Of course Brexit hasn't been delivered in the way most of the people voting for it wanted, nor the way it could have been. Of course illegal immigration could be halted (or, to be technically correct, at least kept to minimal levels, there will always be a trickle obviously); not that the focus should be kept putting back near enough soley on this one topic, as important and scandalous as it is.
The support for Reform (real change) is no longer a small minority that the lazy stereotypical insults of denial and dismissal can be thrown at. It's across ages, sexes, intellect, class, backgrounds, and it's for FAR more reason than just the lazily trotted out lines previously used.

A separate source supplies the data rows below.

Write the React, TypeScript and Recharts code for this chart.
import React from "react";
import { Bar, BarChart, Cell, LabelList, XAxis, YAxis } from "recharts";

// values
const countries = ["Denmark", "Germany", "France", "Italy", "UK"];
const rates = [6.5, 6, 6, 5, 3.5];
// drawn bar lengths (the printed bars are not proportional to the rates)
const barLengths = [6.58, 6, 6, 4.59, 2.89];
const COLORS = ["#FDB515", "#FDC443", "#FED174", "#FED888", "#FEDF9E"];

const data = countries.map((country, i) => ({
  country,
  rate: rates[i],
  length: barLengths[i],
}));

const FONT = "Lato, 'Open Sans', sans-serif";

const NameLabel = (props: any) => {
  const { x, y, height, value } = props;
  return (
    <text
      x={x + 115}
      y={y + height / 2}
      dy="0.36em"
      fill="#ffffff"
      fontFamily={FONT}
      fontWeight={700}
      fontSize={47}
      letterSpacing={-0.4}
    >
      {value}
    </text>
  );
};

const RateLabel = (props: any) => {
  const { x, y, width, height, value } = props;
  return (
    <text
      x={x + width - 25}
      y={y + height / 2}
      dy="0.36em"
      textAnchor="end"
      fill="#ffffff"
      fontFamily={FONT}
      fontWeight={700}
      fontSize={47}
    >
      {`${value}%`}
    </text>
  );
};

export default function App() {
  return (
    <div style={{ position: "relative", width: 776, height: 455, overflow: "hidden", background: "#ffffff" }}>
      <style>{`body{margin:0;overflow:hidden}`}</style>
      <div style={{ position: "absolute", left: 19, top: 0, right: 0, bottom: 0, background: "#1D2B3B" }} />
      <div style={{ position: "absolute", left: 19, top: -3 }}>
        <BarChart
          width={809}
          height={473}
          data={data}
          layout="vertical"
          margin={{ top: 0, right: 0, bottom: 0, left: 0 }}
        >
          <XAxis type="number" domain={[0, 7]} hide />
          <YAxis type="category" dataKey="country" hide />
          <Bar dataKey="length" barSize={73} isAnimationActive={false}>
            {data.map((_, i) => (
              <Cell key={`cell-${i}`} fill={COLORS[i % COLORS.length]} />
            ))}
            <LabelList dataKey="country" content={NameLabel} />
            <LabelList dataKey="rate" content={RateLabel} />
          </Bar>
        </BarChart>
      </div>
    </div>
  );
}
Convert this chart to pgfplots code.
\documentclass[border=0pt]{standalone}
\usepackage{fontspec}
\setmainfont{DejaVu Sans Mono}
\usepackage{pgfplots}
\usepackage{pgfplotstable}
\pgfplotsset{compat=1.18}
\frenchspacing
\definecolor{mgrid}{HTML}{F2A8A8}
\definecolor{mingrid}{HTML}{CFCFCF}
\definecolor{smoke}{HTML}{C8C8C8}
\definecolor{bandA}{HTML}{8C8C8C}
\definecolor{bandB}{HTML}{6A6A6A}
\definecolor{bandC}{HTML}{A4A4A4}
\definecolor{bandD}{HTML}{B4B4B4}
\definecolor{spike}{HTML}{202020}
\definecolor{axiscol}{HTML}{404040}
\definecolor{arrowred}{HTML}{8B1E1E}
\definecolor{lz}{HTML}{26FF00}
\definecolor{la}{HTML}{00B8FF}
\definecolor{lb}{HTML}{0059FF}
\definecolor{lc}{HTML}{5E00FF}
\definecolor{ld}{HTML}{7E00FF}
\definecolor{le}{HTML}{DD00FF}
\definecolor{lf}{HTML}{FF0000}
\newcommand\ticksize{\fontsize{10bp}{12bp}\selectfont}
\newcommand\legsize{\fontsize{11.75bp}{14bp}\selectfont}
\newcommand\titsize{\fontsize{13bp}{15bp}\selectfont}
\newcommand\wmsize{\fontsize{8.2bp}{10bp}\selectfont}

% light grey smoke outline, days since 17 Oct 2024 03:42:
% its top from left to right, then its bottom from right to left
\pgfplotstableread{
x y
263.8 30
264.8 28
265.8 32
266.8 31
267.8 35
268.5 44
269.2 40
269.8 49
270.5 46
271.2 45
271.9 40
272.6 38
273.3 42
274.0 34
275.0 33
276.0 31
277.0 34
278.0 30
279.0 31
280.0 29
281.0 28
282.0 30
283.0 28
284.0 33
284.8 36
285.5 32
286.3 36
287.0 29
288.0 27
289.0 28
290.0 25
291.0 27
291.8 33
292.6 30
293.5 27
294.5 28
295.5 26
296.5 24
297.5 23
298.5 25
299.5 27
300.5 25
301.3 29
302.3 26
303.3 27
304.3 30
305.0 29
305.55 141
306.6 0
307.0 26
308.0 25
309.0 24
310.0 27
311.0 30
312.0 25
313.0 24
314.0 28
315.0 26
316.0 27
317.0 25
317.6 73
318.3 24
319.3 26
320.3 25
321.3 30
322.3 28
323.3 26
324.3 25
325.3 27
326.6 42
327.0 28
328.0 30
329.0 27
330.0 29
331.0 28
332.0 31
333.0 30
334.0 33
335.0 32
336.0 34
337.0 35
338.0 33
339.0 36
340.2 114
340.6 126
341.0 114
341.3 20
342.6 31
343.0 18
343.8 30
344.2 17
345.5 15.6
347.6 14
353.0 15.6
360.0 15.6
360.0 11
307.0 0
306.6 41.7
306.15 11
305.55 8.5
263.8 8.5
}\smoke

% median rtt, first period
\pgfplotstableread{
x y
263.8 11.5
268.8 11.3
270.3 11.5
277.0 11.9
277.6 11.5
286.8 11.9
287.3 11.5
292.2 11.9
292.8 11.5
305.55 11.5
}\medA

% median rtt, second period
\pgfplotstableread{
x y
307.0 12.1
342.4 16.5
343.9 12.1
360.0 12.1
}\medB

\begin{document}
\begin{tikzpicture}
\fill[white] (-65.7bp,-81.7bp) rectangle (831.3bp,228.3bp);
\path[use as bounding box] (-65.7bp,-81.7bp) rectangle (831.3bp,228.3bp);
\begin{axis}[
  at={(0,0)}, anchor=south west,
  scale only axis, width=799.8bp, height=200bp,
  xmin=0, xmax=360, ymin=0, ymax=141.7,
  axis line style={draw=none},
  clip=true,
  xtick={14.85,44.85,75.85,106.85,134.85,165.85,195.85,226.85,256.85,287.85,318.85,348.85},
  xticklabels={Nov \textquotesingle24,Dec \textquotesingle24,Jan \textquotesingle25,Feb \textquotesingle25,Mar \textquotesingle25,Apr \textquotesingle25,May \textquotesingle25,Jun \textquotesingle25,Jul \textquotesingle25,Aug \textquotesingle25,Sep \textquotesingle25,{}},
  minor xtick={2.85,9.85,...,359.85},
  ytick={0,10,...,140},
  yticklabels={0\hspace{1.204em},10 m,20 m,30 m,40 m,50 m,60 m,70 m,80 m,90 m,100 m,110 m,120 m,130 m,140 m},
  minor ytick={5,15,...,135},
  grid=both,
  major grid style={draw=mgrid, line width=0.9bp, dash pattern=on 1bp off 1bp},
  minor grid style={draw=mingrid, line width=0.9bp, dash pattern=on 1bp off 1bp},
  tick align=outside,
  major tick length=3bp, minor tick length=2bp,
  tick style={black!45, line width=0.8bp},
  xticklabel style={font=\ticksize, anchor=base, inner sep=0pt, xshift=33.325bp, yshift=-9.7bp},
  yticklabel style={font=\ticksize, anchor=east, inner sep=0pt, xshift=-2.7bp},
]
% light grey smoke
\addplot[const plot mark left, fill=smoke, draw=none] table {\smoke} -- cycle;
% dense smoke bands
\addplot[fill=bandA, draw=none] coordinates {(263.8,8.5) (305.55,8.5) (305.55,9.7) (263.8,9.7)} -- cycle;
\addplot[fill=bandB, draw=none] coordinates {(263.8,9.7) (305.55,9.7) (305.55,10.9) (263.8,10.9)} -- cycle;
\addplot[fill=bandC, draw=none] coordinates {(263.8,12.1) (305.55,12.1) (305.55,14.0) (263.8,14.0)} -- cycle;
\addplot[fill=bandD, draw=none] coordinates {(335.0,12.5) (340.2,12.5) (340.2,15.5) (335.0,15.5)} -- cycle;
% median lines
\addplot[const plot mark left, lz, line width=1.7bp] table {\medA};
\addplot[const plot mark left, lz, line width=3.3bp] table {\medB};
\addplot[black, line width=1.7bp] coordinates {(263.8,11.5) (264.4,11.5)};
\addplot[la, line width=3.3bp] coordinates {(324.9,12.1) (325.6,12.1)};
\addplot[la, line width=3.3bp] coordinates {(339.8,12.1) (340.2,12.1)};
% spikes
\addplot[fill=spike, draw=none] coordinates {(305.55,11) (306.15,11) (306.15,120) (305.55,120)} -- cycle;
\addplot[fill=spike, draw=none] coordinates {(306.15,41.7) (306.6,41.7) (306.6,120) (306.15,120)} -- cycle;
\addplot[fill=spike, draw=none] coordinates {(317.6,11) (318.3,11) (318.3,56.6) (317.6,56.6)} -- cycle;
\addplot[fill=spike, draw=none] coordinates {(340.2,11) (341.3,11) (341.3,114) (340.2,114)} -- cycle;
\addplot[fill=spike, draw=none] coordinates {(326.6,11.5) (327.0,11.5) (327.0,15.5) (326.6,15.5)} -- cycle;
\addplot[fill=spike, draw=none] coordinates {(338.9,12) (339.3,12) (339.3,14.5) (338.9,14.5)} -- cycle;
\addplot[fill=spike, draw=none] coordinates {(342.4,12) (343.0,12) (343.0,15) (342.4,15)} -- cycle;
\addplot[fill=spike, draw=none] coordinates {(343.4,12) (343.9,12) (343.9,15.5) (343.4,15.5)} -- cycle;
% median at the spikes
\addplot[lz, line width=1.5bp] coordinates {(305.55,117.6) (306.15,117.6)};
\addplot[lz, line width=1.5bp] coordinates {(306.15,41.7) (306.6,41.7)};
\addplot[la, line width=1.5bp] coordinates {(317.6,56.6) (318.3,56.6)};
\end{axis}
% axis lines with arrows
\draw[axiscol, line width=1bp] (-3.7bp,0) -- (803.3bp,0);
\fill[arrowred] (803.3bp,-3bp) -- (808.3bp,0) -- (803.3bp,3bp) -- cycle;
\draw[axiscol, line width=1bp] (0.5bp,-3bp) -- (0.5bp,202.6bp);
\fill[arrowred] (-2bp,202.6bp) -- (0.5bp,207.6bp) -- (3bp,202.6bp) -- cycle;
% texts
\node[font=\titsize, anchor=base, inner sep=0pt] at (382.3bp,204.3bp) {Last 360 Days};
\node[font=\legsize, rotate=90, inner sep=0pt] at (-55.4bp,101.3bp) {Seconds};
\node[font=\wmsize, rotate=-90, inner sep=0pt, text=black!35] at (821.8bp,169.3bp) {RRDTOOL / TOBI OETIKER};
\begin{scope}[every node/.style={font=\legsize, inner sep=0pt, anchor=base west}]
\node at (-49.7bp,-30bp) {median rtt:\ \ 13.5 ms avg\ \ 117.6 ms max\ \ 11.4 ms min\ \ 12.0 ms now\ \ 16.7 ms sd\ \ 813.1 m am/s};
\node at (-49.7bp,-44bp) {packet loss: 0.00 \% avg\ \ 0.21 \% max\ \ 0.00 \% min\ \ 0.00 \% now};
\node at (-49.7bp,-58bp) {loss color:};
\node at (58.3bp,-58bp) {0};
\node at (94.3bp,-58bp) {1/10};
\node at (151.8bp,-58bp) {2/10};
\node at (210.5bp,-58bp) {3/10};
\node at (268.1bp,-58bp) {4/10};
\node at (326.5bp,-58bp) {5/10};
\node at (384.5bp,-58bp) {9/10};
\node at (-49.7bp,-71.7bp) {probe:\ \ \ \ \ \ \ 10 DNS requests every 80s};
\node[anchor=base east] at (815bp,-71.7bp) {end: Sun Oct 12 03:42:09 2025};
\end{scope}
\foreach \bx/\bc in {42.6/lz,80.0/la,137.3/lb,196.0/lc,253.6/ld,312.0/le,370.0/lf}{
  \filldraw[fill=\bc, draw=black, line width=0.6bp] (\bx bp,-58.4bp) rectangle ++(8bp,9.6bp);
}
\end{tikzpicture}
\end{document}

That groundswell is rapidly increasing and hopefully continues until the rotten 2 party politics and the 'establishment' of recent decades is replaced and overhauled. What I suspect we'll now see is Starmer and Badenoch (or whoever replaces her) shift their positions and 'principles' in a bid to simply survive. That might not be a bad thing if it changes things in this country toward what Reform (read 'growing swathes of the general public') want to see happen, but it isn't really the right answer as, like with Brexit, with many of them like Starmer it's not what they really want.
This week could well prove to be a turning point for Reform, and a tipping point in politics generally, as the public see that Reform have moved from being what some saw as a pesky nuisance to being a proper, serious alternative that can actually replace what we've suffered. As the saying goes, you need to 'wake up and smell the coffee' of why there's this groundswell of support. Don't just dismiss it, but understand it and accept it's for real; hopefully it now becomes a tidal wave.
I literally speak to some of the poorest people in the city on a daily basis. I teach their children. Hell, in some cases I feed their children. To say I'm out of touch is a bit much, to be frank.
I know why there's support for Reform, it's the same reason Trump won again. Everybody always wants change, that's why populism works out so well. What people don't tend to do, Brexit included, is source the reasons for the problems from actual, reliable places and instead allow themselves to be bought in by the emotional, heartstring tugging promises because they match the grievances they have.
Whether Brexit was what people wanted or not is irrelevant, it wasn't what they said was going to happen. The same people behind Brexit are literally the Reform party minus Steve Bannon and I've yet to see any actual evidence that there won't be a repeat performance, so forgive me for thinking that they're just on the con again.
It's us who suffer these incompetencies, we pay the price and while Labour are borking it big time, I don't see any way that Nigel Farage, an investment banker, is going to do anything to uplift the people I see everyday out of poverty.